It was welcome news this week that Federal Parliament’s Joint Intelligence Committee has sent the proposal for a National Facial Recognition Scheme back for fundamental redrafting.

In an unusual move described as the first occasion since 2002 the Coalition and Opposition members of the Committee voted on Thursday, 24 October 2019 to send the Bill back for redrafting to ensure that there were proper accountability and privacy mechanisms put in place in respect of the Scheme.

Opponents of the Bill which included the Law Council of Australia, the Human Rights Law Centre, Digital Rights Australia and the Queensland Council for Civil Liberties submitted to the Committee that expanding identity matching could represent a gross overreach into the privacy of everyday Australians.

Liberal MP Andrew Hastie, Chair of the Committee, said that “the Committee acknowledges the (privacy and accountability) concerns and believes that while the Bill’s explanatory memorandum sets out governance arrangements such as exist in contemplated agreements and access policy, they are not adequately set out in the current bill”.

Shadow Attorney-General Mark Dreyfus said that the unusual bipartisan rejection of the Bill was on the basis of a lack of adequate safe guards.

One of the safeguards proposed was a Biometrics Commissioner.  Such a body exists in the UK and has since 2012 where it was established under the Protection of Freedoms Act 2010 (UK).  The UK Biometrics Commissioner is independent of government and it provides independent oversight in respect of data similar to the proposed Australian facial recognition database in the UK.

The Department of Home Affairs in its submission to the Federal Committee opposed the creation of a Biometrics Commissioner.

The background to the Bill is that in late 2017 the Federal Coalition government then under Malcolm Turnbull announced plans to incorporate State and Territory Government drivers’ licence photos in a large facial recognition database to be used by a range of agencies including law enforcement and other government departments.

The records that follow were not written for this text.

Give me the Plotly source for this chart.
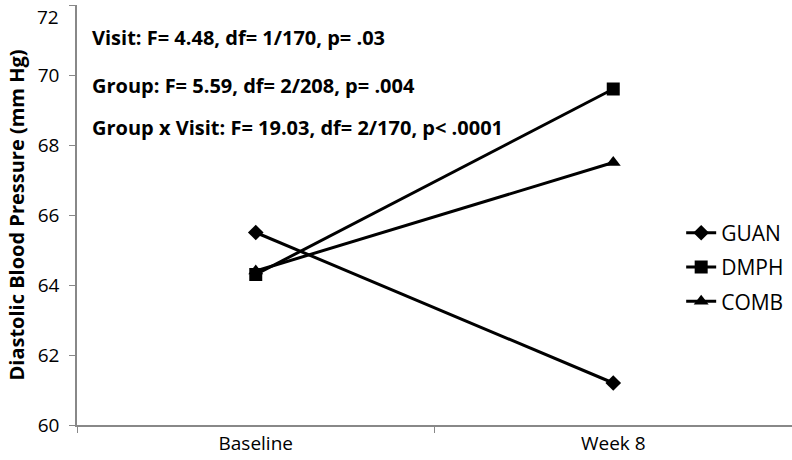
import plotly.graph_objects as go

visits = ["Baseline", "Week 8"]
guan = [65.5, 61.2]
dmph = [64.3, 69.6]
comb = [64.4, 67.5]
series_names = ["GUAN", "DMPH", "COMB"]
symbols = ["diamond", "square", "triangle-up"]
y_ticks = [60, 62, 64, 66, 68, 70, 72]
stats_lines = [
    "Visit: F= 4.48, df= 1/170, p= .03",
    "Group: F= 5.59, df= 2/208, p= .004",
    "Group x Visit: F= 19.03, df= 2/170, p< .0001",
]
stats_y = [71.06, 69.71, 68.51]

FONT = "'Open Sans', sans-serif"

fig = go.Figure()
for name, vals, sym in zip(series_names, [guan, dmph, comb], symbols):
    fig.add_trace(go.Scatter(
        x=visits, y=vals, name=name, mode="lines+markers", legendgroup=name,
        line=dict(color="black", width=3),
        marker=dict(symbol=sym, size=13 if sym != "diamond" else 12, color="black"),
    ))

for txt, yy in zip(stats_lines, stats_y):
    fig.add_annotation(
        x=0.018, xref="paper", y=yy, yref="y", text="<b>%s</b>" % txt,
        showarrow=False, xanchor="left", yanchor="middle",
        font=dict(family=FONT, size=20, color="black"),
    )

# top tick label sits just below the top edge (as in the original)
tick_text = [str(v) for v in y_ticks[:-1]] + [""]
fig.add_annotation(
    x=0, xref="paper", xshift=-16, y=y_ticks[-1], yref="y", yshift=3,
    text=str(y_ticks[-1]), showarrow=False, xanchor="right", yanchor="top",
    font=dict(family=FONT, size=19, color="black"),
)

fig.update_layout(
    width=792, height=460,
    margin=dict(l=77, r=0, t=5, b=35),
    plot_bgcolor="white", paper_bgcolor="white",
    font=dict(family=FONT, size=19, color="black"),
    showlegend=True,
    legend=dict(x=0.845, y=0.376, xanchor="left", yanchor="middle",
                font=dict(family=FONT, size=21, color="black"),
                bgcolor="rgba(0,0,0,0)", itemwidth=30, tracegroupgap=4),
)
fig.update_xaxes(
    type="category", range=[-0.5, 1.5], showline=True, linecolor="#888888",
    linewidth=1.5, ticks="outside", tickson="boundaries", ticklen=6,
    tickcolor="#888888", showgrid=False, zeroline=False, automargin=False,
    tickfont=dict(family=FONT, size=19),
)
fig.update_yaxes(
    range=[60, 72], tickvals=y_ticks, ticktext=tick_text, showline=True,
    linecolor="#888888", linewidth=1.5, ticks="outside", ticklen=6,
    tickcolor="#888888", ticklabelstandoff=6,
    showgrid=False, zeroline=False, automargin=False,
    tickfont=dict(family=FONT, size=19),
    title=dict(text="<b>Diastolic Blood Pressure (mm Hg)</b>",
               font=dict(family=FONT, size=20), standoff=8),
)

fig.write_html("out.html", config={"displayModeBar": False},
               post_script="document.body.style.margin='0';")
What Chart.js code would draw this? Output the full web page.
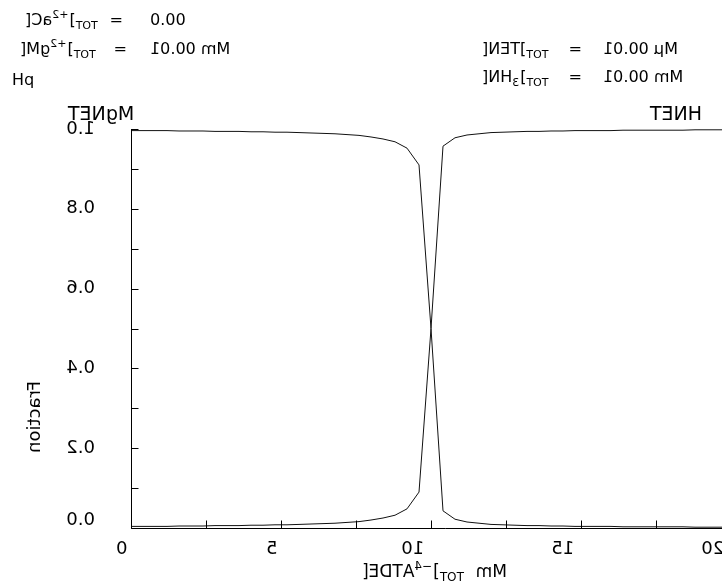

The Human Rights Law Centre submission to the Committee was to the effect that “the facial recognition scheme effectively hands control of powerful new forms of surveillance to the Home Affairs Department with virtual carte blanche to collect and use some of the most sensitive personal data.  The laws are a recipe for disaster and they put at risk everyone’s privacy and contain no meaningful safe guards” the Centre’s submission to the Committee stated.

All State and Territory drivers’ licences will be scanned into a Federal database managed by the Department of Home Affairs whose Minister Peter Dutton is notoriously unsympathetic to civil liberties and privacy concerns that are constantly expressed in relation to the operation of his portfolio.

The Home Affairs opposition to the safeguards and accountability mechanisms which were agreed to in the bipartisan call by the Committee to rewrite the legislation is another indication that Home Affairs want great power without adequate controls.